*Stated task*:
Leave out the pictures and set down exactly the lines from the start of the listing through the one with "import seaborn as sns", both included.
# START OF Dataset excerpt
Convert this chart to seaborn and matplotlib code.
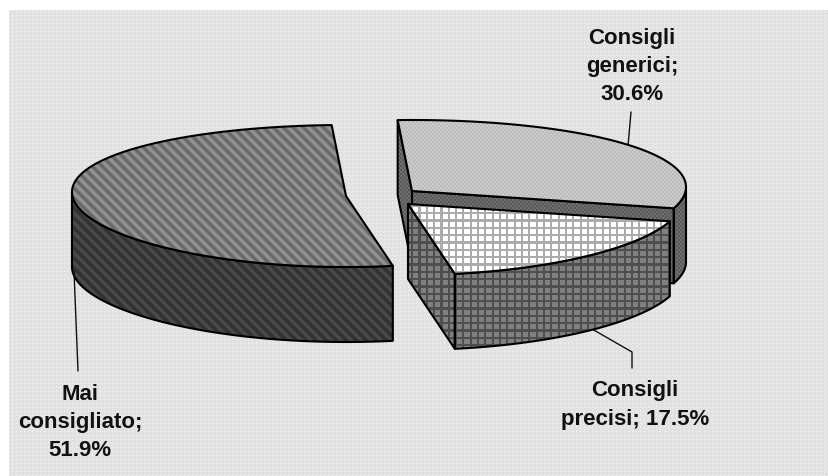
import numpy as np
import matplotlib
matplotlib.use("Agg")
import matplotlib.pyplot as plt
from matplotlib.patches import Polygon
import pandas as pd
import seaborn as sns

# Survey shares, clockwise from the top of the pie
categories = ["Consigli generici", "Consigli precisi", "Mai consigliato"]
shares = [30.6, 17.5, 51.9]
label_texts = ["Consigli\ngenerici;\n30.6%", "Consigli\nprecisi; 17.5%", "Mai\nconsigliato;\n51.9%"]

# Projection of the tilted disc on the canvas (pixels)
START_ANGLE = -3.0
RX, RY, DEPTH, BULGE = 274.0, 71.0, 75.0, 4.0
centres = {"Consigli generici": (412, 192), "Consigli precisi": (408, 205), "Mai consigliato": (346, 197)}
W, H = 829, 477

sns.set_theme(style="white")
plt.rcParams["font.family"] = ["Liberation Sans", "DejaVu Sans"]

fig = plt.figure(figsize=(W / 100, H / 100), dpi=100, facecolor="white")
ax = fig.add_axes([0, 0, 1, 1])
yy, xx = np.mgrid[0:H, 0:W]


def checker(light, dark, period=4):
    return np.where(((xx // (period // 2)) + (yy // (period // 2))) % 2 == 0, light, dark)


def stripes(light, dark, period=10):
    wave = 0.5 + 0.5 * np.cos(2 * np.pi * (xx - yy) / period)
    return dark + (light - dark) * wave


def grid(cell, line, period=7.33, width=2.2):
    on = (xx % period < width) | (yy % period < width)
    return np.where(on, line, cell)


def paper():
    base = checker(222, 230)
    dots = (xx % 4 == 0) & (yy % 4 == 0)
    return np.where(dots, 244, base)


def fill(points, texture, lw=1.5, z=1):
    poly = Polygon(points, closed=True, facecolor="none", edgecolor="black",
                   linewidth=lw, joinstyle="round", zorder=z + 0.5)
    ax.add_patch(poly)
    im = ax.imshow(texture, cmap="gray", vmin=0, vmax=255, extent=(0, W, H, 0),
                   interpolation="nearest", aspect="auto", zorder=z)
    im.set_clip_path(poly)


def rim(centre, a0, a1, drop=0.0):
    t = np.radians(np.linspace(a0, a1, 160))
    x = centre[0] + RX * np.sin(t)
    y = centre[1] - RY * np.cos(t) - BULGE * np.sin(t) ** 2 + drop
    return np.column_stack([x, y])


def band(centre, a0, a1):
    return np.vstack([rim(centre, a0, a1), rim(centre, a0, a1, DEPTH)[::-1]])


def cut(centre, angle):
    p = rim(centre, angle, angle)[0]
    c = np.array(centre, float)
    d = np.array([0, DEPTH])
    return np.array([p, c, c + d, p + d])


# Slice boundaries derived from the shares
edges = START_ANGLE + np.cumsum([0] + shares) * 3.6
spans = {name: (edges[i], edges[i + 1]) for i, name in enumerate(categories)}

# Plot area background
bg = Polygon([(9, 11), (W, 11), (W, H), (9, H)], closed=True, facecolor="none", edgecolor="none")
ax.add_patch(bg)
bg_im = ax.imshow(paper(), cmap="gray", vmin=0, vmax=255, extent=(0, W, H, 0),
                  interpolation="nearest", aspect="auto", zorder=0)
bg_im.set_clip_path(bg)

# Largest slice: only the front of its wall faces the viewer
name = "Mai consigliato"
c = centres[name]
a0, a1 = spans[name]
fill(band(c, a0, 270), stripes(76, 48), z=1)
fill(np.vstack([[c], rim(c, a0, a1)]), stripes(150, 100), z=2)

# Generic advice slice
name = "Consigli generici"
c = centres[name]
a0, a1 = spans[name]
side = checker(112, 88)
fill(cut(c, a0), side, z=3)
fill(cut(c, a1), side, z=3)
fill(band(c, 90, a1), side, z=3)
fill(np.vstack([[c], rim(c, a0, a1)]), checker(205, 186), z=4)

# Precise advice slice, in front of the generic one
name = "Consigli precisi"
c = centres[name]
a0, a1 = spans[name]
wall = grid(128, 78)
fill(cut(c, a1), wall, z=5)
fill(band(c, a0, a1), wall, z=5)
fill(np.vstack([[c], rim(c, a0, a1)]), grid(255, 172), z=6)

# Leader lines from slices to their labels
leaders = [
    pd.DataFrame({"x": [631, 628], "y": [113, 147]}),
    pd.DataFrame({"x": [592, 632, 632], "y": [330, 353, 369]}),
    pd.DataFrame({"x": [74, 78], "y": [272, 372]}),
]
for frame in leaders:
    sns.lineplot(data=frame, x="x", y="y", sort=False, estimator=None, color="#111111",
                 linewidth=1.0, ax=ax, zorder=1.7)

# Category labels
text_style = dict(ha="center", va="center", fontsize=16, fontweight="bold",
                  color="#111111", linespacing=1.45, zorder=9)
ax.text(632, 66.5, label_texts[0], **text_style)
ax.text(635, 405, label_texts[1], **text_style)
ax.text(80, 422.5, label_texts[2], **text_style)

ax.set_xlim(0, W)
ax.set_ylim(H, 0)
ax.set_axis_off()
fig.savefig("out.png", dpi=100, facecolor="white")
# END OF Dataset excerpt
*Task result*:
Convert this chart to seaborn and matplotlib code.
import numpy as np
import matplotlib
matplotlib.use("Agg")
import matplotlib.pyplot as plt
from matplotlib.patches import Polygon
import pandas as pd
import seaborn as sns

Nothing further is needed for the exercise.